State crime lab offering DNA testing funds to help local police departments
As more and more cold cases are solved using forensic genealogy, Connecticut's forensic lab is offering funding to local police departments that are looking to take a fresh approach to unsolved crimes by testing DNA evidence for familial links.
Investigators use DNA samples to locate new leads in cold cases by comparing DNA samples found at crime scenes to now-available public databases that have millions of DNA samples that have been sent in to genealogical companies.
Those samples can help investigators link their suspects' DNA samples to particular families, narrowing the pool of potential suspects.
“In forensic genealogy you are using public databases that can be used to link family trees and find a possible relative to a possible perpetrator,'' said Sevasti Papakanakis, deputy director of Forensic Biology and DNA at the Connecticut Forensic Science Laboratory in Meriden. “There are so many cases we have in this state that haven't been solved.”
“We are talking about cases that were tested anytime from the 1970s or 1980s to very recently and they just don't have any investigative leads that are useful,'' Papakanakis added.
“Forensic genealogy helped solve two notorious serial sexual assault cases in recent years in Connecticut and now the Division of Scientific Services at the Department of Emergency Services and Public Protection has grants available to local police departments for long dormant cold cases,” said Rick Green, a spokesperson for DESPP.
Papakanakis said the grant funding will allow the state lab to work hand-in-hand with law enforcement agencies and prosecutors to identify cases that may benefit from funding for DNA testing.
The average cost of analyzing a DNA sample is about $7,500, according to the DESPP.
Police departments are asked to contact Papankanakis' office with cases that they have DNA samples for so that the lab can determine if the case is suitable for the funded testing.
“They can bring it forward, and we'll see what we can figure out together,” Papankanakis said.
This year's funding, through the Bureau of Justice Assistance's grant “Fiscal Year 2024 Prosecuting Cold Cases,” is being used differently than it has in the past.
In previous years, the grant's funding has been given directly to law enforcement agencies to work cold cases in certain cities or towns.

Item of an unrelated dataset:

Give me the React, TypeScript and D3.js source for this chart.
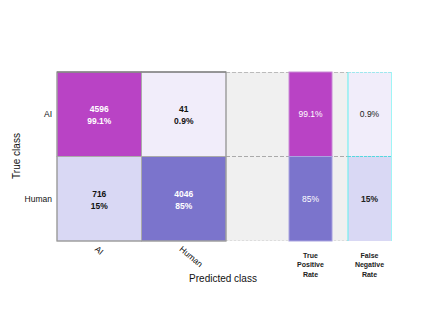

But this year, the funding is going directly to the state lab.
“The way it's set up is that we were given the funding and the cases will be worked through us,” Papankanakis said. “It's a different kind of collaboration this time around.”
This new approach will allow the lab to look at cases state-wide, working with multiple jurisdictions.
The funding in 2020, Papakanakis said, applied only to Hartford cases. Papakanakis said she remembered coming across cold cases that could have benefited from the funding but that weren't eligible because they were outside of Hartford.
“It's really important that we serve the entire state,” she said.